Another popular destination among the islands in Boston is George's Island, which is served by ferries from the city. The most famous landmark on the island is the historic Fort Warren. The pentagonal fort was constructed during the 1850s, and it was used to defend the harbor from 1861 through the Second World War, when it was used to defend against possible U-boat attacks. The fort was named for Dr. Joseph Warren, the Revolutionary hero who send Paul Revere on his historic ride, and who was eventually killed at the Battle of Bunker Hill. Today visitors can see the restored grounds of this National Historic Landmark, the cannons at the fort, and various exhibits in the stone and granite fort. Visitors should keep an eye out for the legendary Lady in Black, a ghostly apparition reputed to haunt the fort's corridors. Legend has it that the Lady in Black was a Confederate prisoner's wife who was sentenced to death for helping a convict escape and who was hanged while wearing a black robe made out of the mess hall drapes from the Fort. Whether you glimpse her ghost or not, it is certain that a trip to Fort Warren is one of the most memorable destinations at the Boston Harbor Islands.

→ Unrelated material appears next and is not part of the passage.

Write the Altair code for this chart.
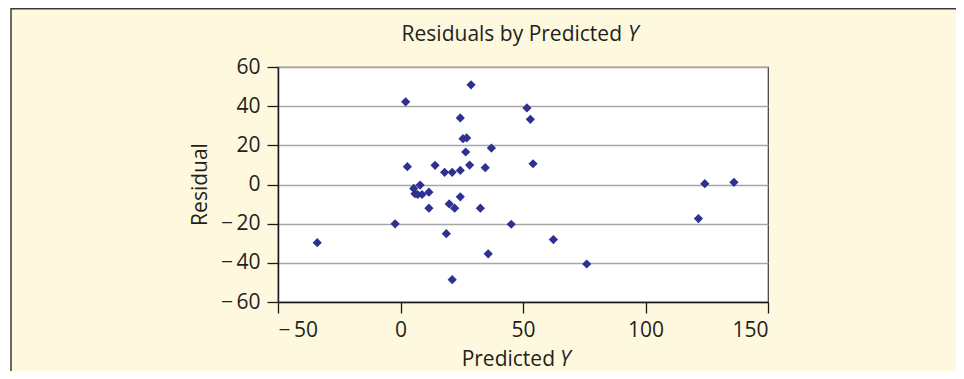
import altair as alt
import pandas as pd

# Data
predicted = [-34.0, 2.1, 28.8, 24.4, 25.5, 27.0, 26.6, 37.1, 2.8, 14.1, 18.0, 21.1, 24.4,
             28.2, 34.6, 5.4, 8.0, 5.9, 7.0, 8.8, 11.6, 11.6, 24.4, 19.9, 22.1, 32.6, -2.2,
             18.7, 35.8, 21.1, 45.2, 51.6, 53.0, 54.1, 62.4, 76.0, 121.6, 124.2, 136.1]
residual = [-29.7, 42.2, 50.9, 34.0, 23.4, 23.8, 16.6, 18.6, 9.1, 9.8, 6.2, 6.2, 7.2,
            9.9, 8.6, -2.0, -0.3, -4.7, -5.1, -5.1, -3.9, -12.1, -6.3, -9.9, -12.1, -12.1, -20.1,
            -25.1, -35.4, -48.6, -20.3, 39.1, 33.3, 10.6, -28.1, -40.6, -17.4, 0.4, 1.1]
x_ticks = [-50, 0, 50, 100, 150]
y_ticks = [-60, -40, -20, 0, 20, 40, 60]

FONT = "Open Sans"
FS = 21
TXT = "#231f20"
BG = "#fef9de"
W, H = 490, 235
PAD = {"left": 270, "top": 59, "right": 188, "bottom": 69}

df = pd.DataFrame({"pred": predicted, "resid": residual})
one = pd.DataFrame({"k": [0]})

minus_expr = "replace(toString(datum.value), '-', '\u2212\u2009')"

points = alt.Chart(df).mark_point(
    shape="diamond", filled=True, size=85, color="#2e3192", opacity=1
).encode(
    x=alt.X("pred:Q",
            scale=alt.Scale(domain=[-50, 150], nice=False, zero=False),
            axis=alt.Axis(values=x_ticks, title=None, grid=False, tickSize=11,
                          labelPadding=6, labelExpr=minus_expr)),
    y=alt.Y("resid:Q",
            scale=alt.Scale(domain=[-60, 60], nice=False, zero=False),
            axis=alt.Axis(values=y_ticks, title=None, grid=True, tickSize=11,
                          labelPadding=7, labelExpr=minus_expr)),
)

def txt(text, x, y, align="left", italic=False, angle=0):
    kw = dict(text=text, align=align, baseline="alphabetic", font=FONT,
              fontSize=FS, color=TXT)
    if italic:
        kw["fontStyle"] = "italic"
    if angle:
        kw["angle"] = angle
    return alt.Chart(one).mark_text(**kw).encode(x=alt.value(x), y=alt.value(y))

title_a = txt("Residuals by Predicted", 344, -26, align="right")
title_b = txt("Y", 350, -26, italic=True)
xt_a = txt("Predicted", 277, 299, align="right")
xt_b = txt("Y", 282, 299, italic=True)
yt = txt("Residual", -71, 117.5, align="center", angle=270)

strip = alt.Chart(one).mark_rect(color="white").encode(
    x=alt.value(-271), x2=alt.value(-268), y=alt.value(-60), y2=alt.value(310))
left_border = alt.Chart(one).mark_rule(color="#3a3a3a", strokeWidth=1.5).encode(
    x=alt.value(-267), y=alt.value(-59), y2=alt.value(310))
top_border = alt.Chart(one).mark_rule(color="#3a3a3a", strokeWidth=1.5).encode(
    x=alt.value(-267), x2=alt.value(700), y=alt.value(-58.3))

chart = alt.layer(
    strip, left_border, top_border, points, title_a, title_b, xt_a, xt_b, yt
).properties(
    width=W, height=H,
    autosize=alt.AutoSizeParams(type="none"),
    padding=PAD,
    background=BG,
).configure_view(
    stroke="#3a3a3a", strokeWidth=1.2, fill="white"
).configure_axis(
    domainColor="#1a1a1a", domainWidth=1.5, tickColor="#1a1a1a", tickWidth=1.3,
    labelFont=FONT, labelFontSize=FS, labelColor=TXT,
    gridColor="#a6a6a6", gridWidth=1.5,
)

chart.save("out.html", embed_options={"renderer": "svg", "actions": False})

The Boston Light located on Little Brewster Island was the first lighthouse built in the United States, with the first lighthouse built on the site in 1716. The current lighthouse on the grounds dates from 1783 and is the second oldest lighthouse in the US that is still in operation. Held by turns by the British and then by the Americans during the Revolution, the lighthouse has been burned and rebuilt several times during its long lifetime as guardian of the islands in Boston. In 1859 it was raised to its current height of 89 feet and equipped with a twelve-sided Fresnel lens. The light can still be seen from a distance of 27 nautical miles. If you are interested in visiting this historical landmark, guided tours of the lighthouse and island are available at reasonable prices.
The islands are particularly easy to reach if you're staying close to the water, such as the Boston Harbor Hotel, but the compact city makes it easy to get around, so even if you're seeking cheap hotels on the outskirts of the city, a trip to the harbor islands is not out of reach. If you're looking to complement the city's historical attractions with time spent outdoors, the harbor islands are the perfect destination.